Nickelback — All the Right Reasons

You didn’t honestly think we were gonna forget Nickelback, did you?

The Notorious B.I.G. — Born Again

The aural equivalent of one of those holograms that get beamed out at festivals these days, but arguably worse, because at least those festivals don’t try to create a new album “by” an artist five years after his death, wherein said artist’s only involvement is his presence on a bunch of discarded vocal tracks dug up by his loyal producer/friend to milk some more cash from his back catalogue honor his legacy.

Oasis — Be Here Now

Julian Plenti — Julian Plenti Is… Skyscraper

True story: around the time this album was released, Paul Banks (for it was he!) insisted on being interviewed as Julian Plenti, and refused to answer any questions not addressed to “Julian.”
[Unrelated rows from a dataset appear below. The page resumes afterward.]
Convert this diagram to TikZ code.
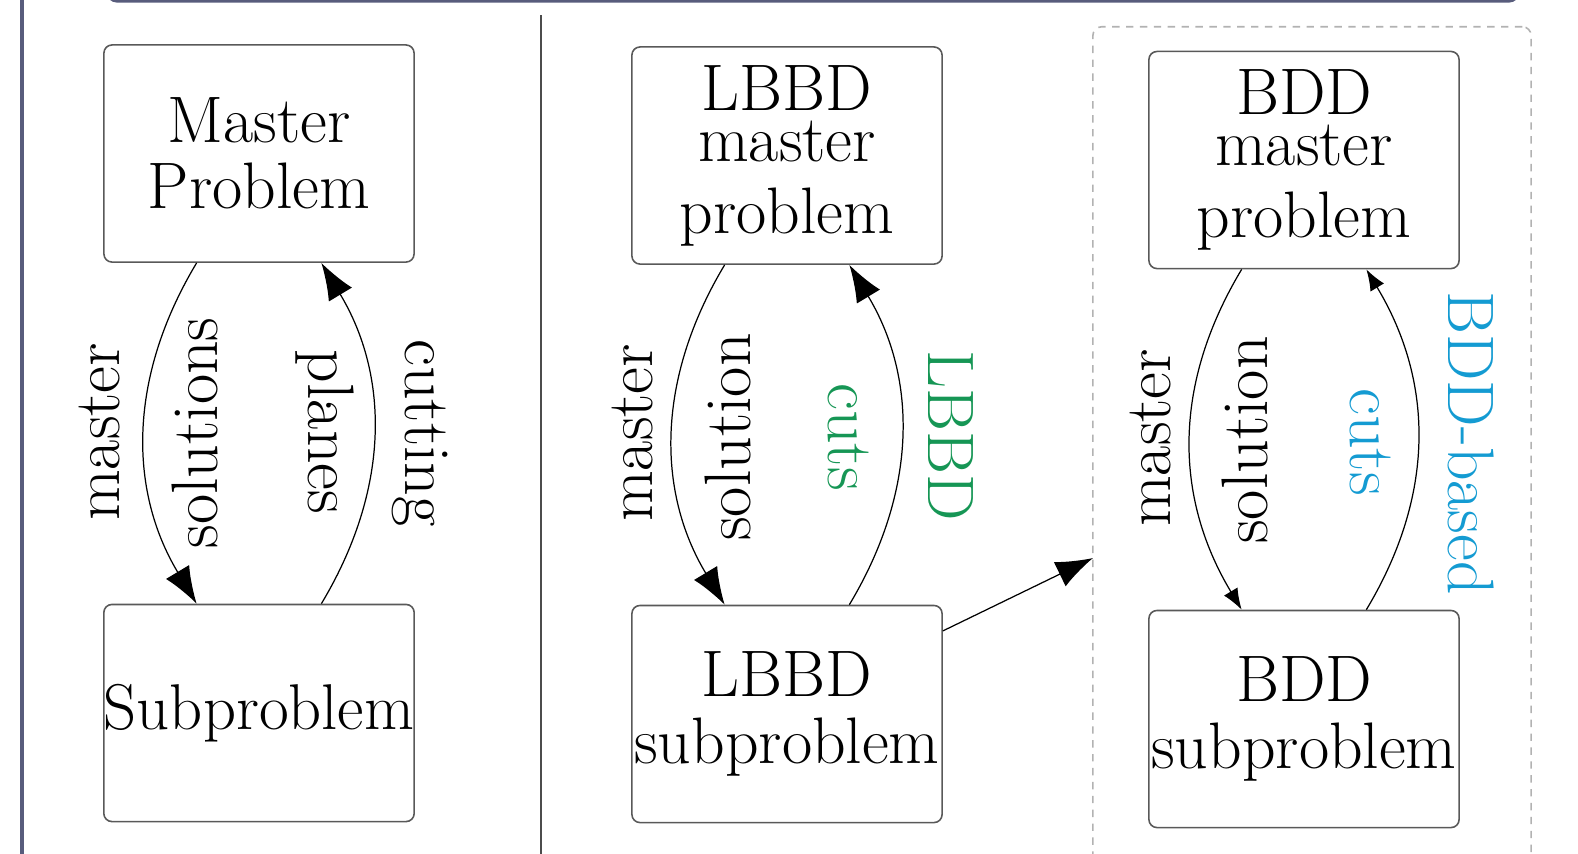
\documentclass[tikz,border=0pt]{standalone}
\usetikzlibrary{arrows.meta,calc}
\definecolor{frame}{RGB}{88,92,124}
\definecolor{lgreen}{RGB}{22,150,85}
\definecolor{lblue}{RGB}{20,155,210}
\begin{document}
\begin{tikzpicture}[x=0.01cm,y=-0.01cm,
  box/.style={draw=black!65,line width=0.45pt,rounded corners=2.3pt,minimum width=3.1cm,minimum height=2.17cm,inner sep=0pt,align=center},
  lbl/.style={font=\fontsize{18.7}{22}\selectfont,anchor=base,inner sep=0pt},
  flow/.style={line width=0.35pt,-{Latex[length=10.5pt,width=7.7pt]}},
  flowsm/.style={line width=0.35pt,-{Latex[length=6pt,width=4.5pt]}},
  group/.style={draw=black!30,line width=0.45pt,dash pattern=on 2.1pt off 1.85pt,rounded corners=2.5pt,minimum width=4.38cm,minimum height=8.8cm,inner sep=0pt},
]
\useasboundingbox (0,0) rectangle (1578,853);
% frame
\draw[frame,line width=1.1pt] (22,-5) -- (22,860);
\draw[frame,line width=0.85pt,rounded corners=3pt] (107,-40) rectangle (1519,1.2);
\draw[black!70,line width=0.3pt] (541,15) -- (541,860);
% group
\node[group] (grp) at (1312,467) {};
\coordinate (dtip) at (1093,558);
% boxes
\node[box,font=\fontsize{18.7}{18.8}\selectfont] (m1) at (259,153.5) {Master\\Problem};
\node[box,font=\fontsize{18.4}{22}\selectfont] (s1) at (259,713) {Subproblem};
\node[box,font=\fontsize{18.7}{14.5}\selectfont] (m2) at (787,155.5) {LBBD\\master\\[6pt]problem};
\node[box,font=\fontsize{18.7}{19.06}\selectfont] (s2) at (787,714) {LBBD\\subproblem};
\node[box,font=\fontsize{18.7}{14.5}\selectfont] (m3) at (1304,160) {BDD\\master\\[6pt]problem};
\node[box,font=\fontsize{18.7}{19.06}\selectfont] (s3) at (1304,719) {BDD\\subproblem};
% arrows
\draw[flow] ($(m1.south west)!0.3!(m1.south east)$) to[bend right=31] ($(s1.north west)!0.3!(s1.north east)$);
\draw[flow] ($(s1.north west)!0.7!(s1.north east)$) to[bend right=31] ($(m1.south west)!0.7!(m1.south east)$);
\draw[flow] ($(m2.south west)!0.3!(m2.south east)$) to[bend right=31] ($(s2.north west)!0.3!(s2.north east)$);
\draw[flow] ($(s2.north west)!0.7!(s2.north east)$) to[bend right=31] ($(m2.south west)!0.7!(m2.south east)$);
\draw[flowsm] ($(m3.south west)!0.3!(m3.south east)$) to[bend right=31] ($(s3.north west)!0.3!(s3.north east)$);
\draw[flowsm] ($(s3.north west)!0.7!(s3.north east)$) to[bend right=31] ($(m3.south west)!0.7!(m3.south east)$);
\draw[flow] ($(s2.north east)!0.12!(s2.south east)$) -- (dtip);
% labels
\node[lbl,rotate=90] (l1a) at (120,432) {master};
\node[lbl,rotate=90] (l1b) at (217,433) {solutions};
\node[lbl,rotate=-90] (l1c) at (405,433) {cutting};
\node[lbl,rotate=-90] (l1d) at (308,432) {planes};
\node[lbl,rotate=90] (l2a) at (652,433) {master};
\node[lbl,rotate=90] (l2b) at (750,437) {solution};
\node[lbl,rotate=-90,text=lgreen] (l2c) at (928,436) {LBBD};
\node[lbl,rotate=-90,text=lgreen] (l2d) at (828,437) {cuts};
\node[lbl,rotate=90] (l3a) at (1170,438) {master};
\node[lbl,rotate=90] (l3b) at (1267,440) {solution};
\node[lbl,rotate=-90,text=lblue] (l3c) at (1448,443) {BDD-based};
\node[lbl,rotate=-90,text=lblue] (l3d) at (1350,442) {cuts};
\end{tikzpicture}
\end{document}
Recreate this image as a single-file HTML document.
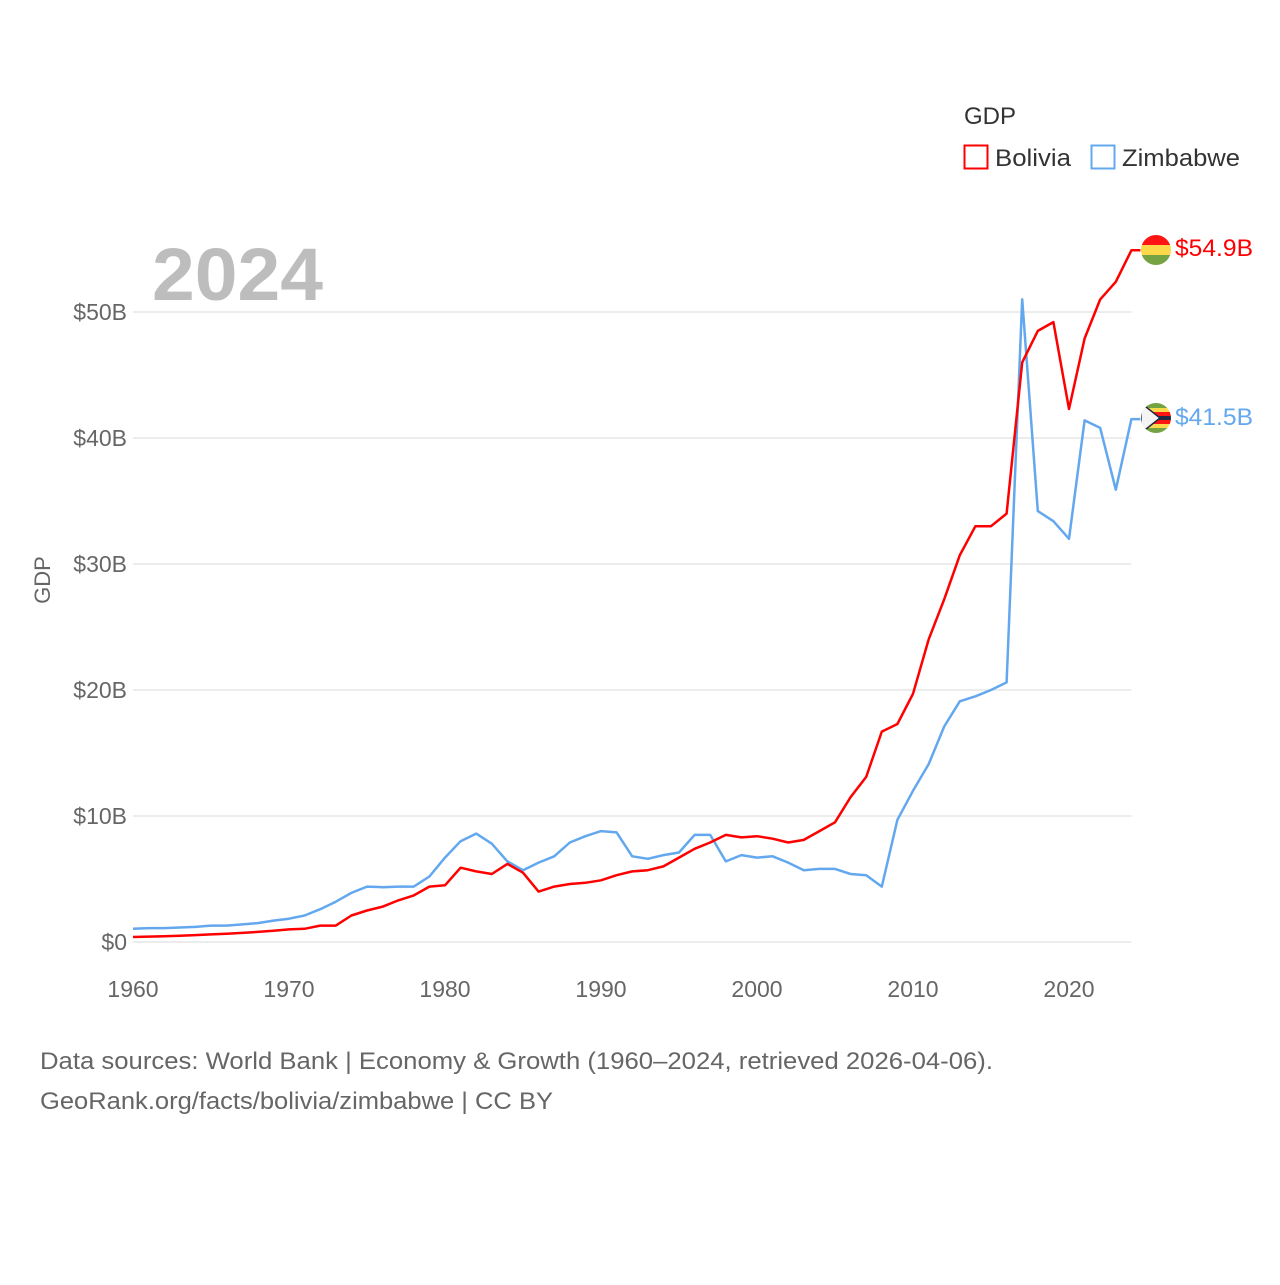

Puddle of Mudd — Come Clean

We look back at the Grunge Years with distinctly rose-colored glasses these days. Nirvana! Mudhoney! L7! So many good bands! Sadly, though, grunge led straight to post-grunge, a genre that retained grunge’s guitar sound and jettisoned everything else that made it special. The result was torpid pseudo-grunge made by the sort of bros who Cobain would have loathed. Like this album, for instance.

Rolling Stones — Their Satanic Majesties Request

The best thing about the Stones was that they never bought into any of the stoner Maharishi bullshit that the Beatles waffled on about from about 1967 onwards. The worst thing was that they tried to make a psychedelic album anyway.

Ed Sheeran — x

It’s not Sheeran’s fault that he got voted the UK’s most influential person in black and urban music (no, honestly). It is his fault that he released this album. Isn’t that right, Google?

Shania Twain — Come On Over

I once saw Shania Twain play at an Amnesty International concert in Paris. She was bottled off stage after two songs. At a charity concert. God bless the French.

Thirty Seconds to Mars — Thirty Seconds to Mars

A celebrity musical project that has one yearning for the halcyon days of Dogstar.

Various Artists — Woodstock 1999

Featuring live songs from Korn, Limp Bizkit, Godsmack, The Dave Matthews Band, both Everlast and Everclear… and poor old Elvis Costello, who presumably spent the entire fateful weekend barricaded in a small corner of the VIP bar as the apocalypse unfolded around him, alternately praying for deliverance and cursing the name of his booking agent. Listening to this now is just like being there all over again, except — thankfully — without the fires and the possibility of being raped or murdered.

Weezer — Raditude

Flavorwire Music Editor Jillian Mapes’ heart just broke. Sorry, Jill.

Scott Weiland — The Most Wonderful Time of the Year

Scott Weiland’s Christmas album. No, really. Only a cynic would suggest that he did this because he needed drug money, but… oh, OK, fine, he probably did this because he needed drug money.